Monday, March 21, 2005

Honour and sacrifice in the hills

Just a curious observation:

When I was traveling up to Tehri (where they've been at that dam(n) project for the last forty years), I noticed a series of 'inspirational' quotes painted on the hillsides, or else, engraved on metallic plaques and nailed into the sides of the cliffy roads.

One of these says -(I translate) 'Give your life to your country and your society'. Another says, 'Honour lies in scarifice.'

And all the way up to New Tehri - while I saw, from thousands of feet away, the ruins of a once-beautiful town, Old Tehri, looking like a bedraggled ghost, struggling to it's knees... though, who knows why?

And it seemed so ironic.
If dams are good for the country - as the administration claims they are; anyone who's anti-dam is also branded anti-national, in the same breath - then these people have, indeed, given up their lives for their country.

Giving up lives is not about death. If you give up everything that comprised your life - your house, your garden, the marketplace, your favourite rock by the rivers' edge, the school, your memories, your ancestors' graves and finally, your livelihood, your farms and your grazing grounds and your little shop - then, you have given up your life, have you not?

And what honour have we given the people of Tehri? Or the people of Narmada, or those who lived where Bhakra Nangal now sits, sprawling?

We have not even given them new lives, to replace the ones we took away.
No new jobs. And often, no land. In places like Dehradun, those who were displaced by Tehri and resettled near Dehradun, at the site of the Jolly Grant airport, are once agains being uprooted.
They are, practically speaking, giving up their lives a second time.

And what honour will we give them?

And you know what I thought was the most ironic bit of inspirational wisdom up on the hills?
"Anger is the enemy of awareness."

And I thought: Not so. Not always. Anger is also an offshoot of awareness.
Anger comes from hurt. And the awareness that you've been cheated, lied to. That there is so much injustice around us, and that we don't know. Many of us don't want to know.

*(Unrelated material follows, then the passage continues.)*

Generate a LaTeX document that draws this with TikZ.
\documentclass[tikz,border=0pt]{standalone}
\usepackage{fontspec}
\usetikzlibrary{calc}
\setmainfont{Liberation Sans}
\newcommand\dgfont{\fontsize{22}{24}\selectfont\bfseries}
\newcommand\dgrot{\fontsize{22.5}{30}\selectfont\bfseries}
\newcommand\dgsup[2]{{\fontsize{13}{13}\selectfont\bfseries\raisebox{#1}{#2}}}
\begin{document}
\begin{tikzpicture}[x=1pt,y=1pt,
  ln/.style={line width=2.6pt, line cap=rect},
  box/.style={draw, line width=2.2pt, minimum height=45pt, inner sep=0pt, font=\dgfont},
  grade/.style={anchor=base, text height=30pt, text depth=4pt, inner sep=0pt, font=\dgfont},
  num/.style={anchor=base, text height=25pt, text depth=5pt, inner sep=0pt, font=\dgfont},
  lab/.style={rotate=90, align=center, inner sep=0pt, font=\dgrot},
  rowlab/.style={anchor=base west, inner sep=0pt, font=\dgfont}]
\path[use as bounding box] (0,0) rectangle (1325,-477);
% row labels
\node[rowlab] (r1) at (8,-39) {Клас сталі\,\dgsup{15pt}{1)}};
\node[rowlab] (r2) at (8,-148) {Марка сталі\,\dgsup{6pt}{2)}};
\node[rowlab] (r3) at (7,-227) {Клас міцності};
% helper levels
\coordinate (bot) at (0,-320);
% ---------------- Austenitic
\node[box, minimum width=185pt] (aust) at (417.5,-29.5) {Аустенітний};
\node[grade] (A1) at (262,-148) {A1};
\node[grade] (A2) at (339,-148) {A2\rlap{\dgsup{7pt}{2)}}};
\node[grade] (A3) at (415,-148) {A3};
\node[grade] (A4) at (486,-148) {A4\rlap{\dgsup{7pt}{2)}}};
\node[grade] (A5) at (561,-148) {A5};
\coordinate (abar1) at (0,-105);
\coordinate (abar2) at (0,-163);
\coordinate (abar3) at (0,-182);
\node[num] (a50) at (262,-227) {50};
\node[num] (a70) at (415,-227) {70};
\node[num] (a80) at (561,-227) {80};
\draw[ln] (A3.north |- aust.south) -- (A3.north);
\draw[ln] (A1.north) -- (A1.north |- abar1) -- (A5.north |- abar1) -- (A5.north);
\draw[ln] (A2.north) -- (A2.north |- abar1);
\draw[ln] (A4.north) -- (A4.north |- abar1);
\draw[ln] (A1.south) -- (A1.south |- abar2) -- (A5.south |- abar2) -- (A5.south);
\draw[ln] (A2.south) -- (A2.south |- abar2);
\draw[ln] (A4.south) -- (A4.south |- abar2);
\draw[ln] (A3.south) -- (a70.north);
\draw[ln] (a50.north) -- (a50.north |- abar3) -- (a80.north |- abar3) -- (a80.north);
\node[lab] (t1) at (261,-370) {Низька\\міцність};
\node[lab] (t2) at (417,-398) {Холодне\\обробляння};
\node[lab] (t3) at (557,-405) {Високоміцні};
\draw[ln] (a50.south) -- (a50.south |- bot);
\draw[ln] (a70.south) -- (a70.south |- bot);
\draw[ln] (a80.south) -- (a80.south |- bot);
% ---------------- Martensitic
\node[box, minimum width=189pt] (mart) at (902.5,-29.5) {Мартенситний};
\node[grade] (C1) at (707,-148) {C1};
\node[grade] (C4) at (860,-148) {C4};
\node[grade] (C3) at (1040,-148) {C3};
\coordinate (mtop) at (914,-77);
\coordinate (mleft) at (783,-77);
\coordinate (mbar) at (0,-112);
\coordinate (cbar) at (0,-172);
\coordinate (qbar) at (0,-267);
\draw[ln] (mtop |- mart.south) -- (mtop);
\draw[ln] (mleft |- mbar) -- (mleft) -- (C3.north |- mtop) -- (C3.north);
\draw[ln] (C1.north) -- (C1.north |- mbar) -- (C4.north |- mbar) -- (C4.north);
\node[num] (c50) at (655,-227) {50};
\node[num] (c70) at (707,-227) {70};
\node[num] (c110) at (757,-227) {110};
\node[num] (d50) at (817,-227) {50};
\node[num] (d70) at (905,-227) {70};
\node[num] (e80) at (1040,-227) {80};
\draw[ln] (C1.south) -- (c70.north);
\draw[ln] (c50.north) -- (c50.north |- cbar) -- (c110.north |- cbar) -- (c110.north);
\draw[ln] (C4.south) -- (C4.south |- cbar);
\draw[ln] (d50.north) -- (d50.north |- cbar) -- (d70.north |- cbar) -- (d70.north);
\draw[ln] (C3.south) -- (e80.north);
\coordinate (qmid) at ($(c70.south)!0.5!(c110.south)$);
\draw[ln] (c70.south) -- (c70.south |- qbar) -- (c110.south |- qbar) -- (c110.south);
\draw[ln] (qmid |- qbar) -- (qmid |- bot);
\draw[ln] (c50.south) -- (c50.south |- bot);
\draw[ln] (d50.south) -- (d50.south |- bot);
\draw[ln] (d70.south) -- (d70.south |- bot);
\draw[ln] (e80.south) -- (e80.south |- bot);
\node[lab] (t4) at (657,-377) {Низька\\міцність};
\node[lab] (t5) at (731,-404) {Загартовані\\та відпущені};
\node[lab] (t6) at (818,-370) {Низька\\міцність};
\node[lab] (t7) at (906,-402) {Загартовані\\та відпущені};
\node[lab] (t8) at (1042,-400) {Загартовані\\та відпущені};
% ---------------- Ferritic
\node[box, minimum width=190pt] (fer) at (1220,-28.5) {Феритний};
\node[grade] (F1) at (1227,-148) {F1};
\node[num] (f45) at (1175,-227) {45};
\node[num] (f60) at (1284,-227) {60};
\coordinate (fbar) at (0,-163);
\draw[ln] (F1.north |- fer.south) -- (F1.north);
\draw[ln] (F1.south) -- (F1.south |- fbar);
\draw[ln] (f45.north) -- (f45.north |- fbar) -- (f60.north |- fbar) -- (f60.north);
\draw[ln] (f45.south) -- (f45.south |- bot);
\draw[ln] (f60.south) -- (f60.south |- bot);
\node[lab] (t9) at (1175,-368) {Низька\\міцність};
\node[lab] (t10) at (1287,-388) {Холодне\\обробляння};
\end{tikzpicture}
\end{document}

Organised anger is sometimes a friend of the people.... if only you can muster enough anger, in time.

PS : I don't know whether all dams are bad, or whether Tehri dam will lead to any good at all. Or at least, will lead to enough good to justify the drowning of Tehri and the subsequent hardships.
But standing there, looking at the ruins, the edginess of the people who might be displaced, the beauty and natural poise of the farms, the calm in the hill people's eyes... it felt wrong.
All wrong.

3 comments:

Morquendi said...

All Bigs Dams are bad. It's been statistically proven (since statistics are what a lot of the pro-Dam people are about) that they have been unsuccessful around the world. The Chinese damns being the worst.

They f*ck things up for the people and the environment, and don't really do anyone any good in the long run.

But they are BIG. And governments think BIG things are bloody cool. Big = Modern = Awesome!.

They're going to Dam one of the rivers here where we whitewater raft. I'm on the lookout for dynamite.

Know where I can buy some?

Annie Zaidi said...

Actually, I have heard that guns and gunpowder are freely available in my ancestral village in UP. Come right over and we'll go shopping (grin)

livinghigh said...

its a horrible dilemma, isnt it? dams are important and necessary, they say - and so are people. we simply dont have the resources to rehabilitate everyone, so wat on earth are we to do? double edged sword.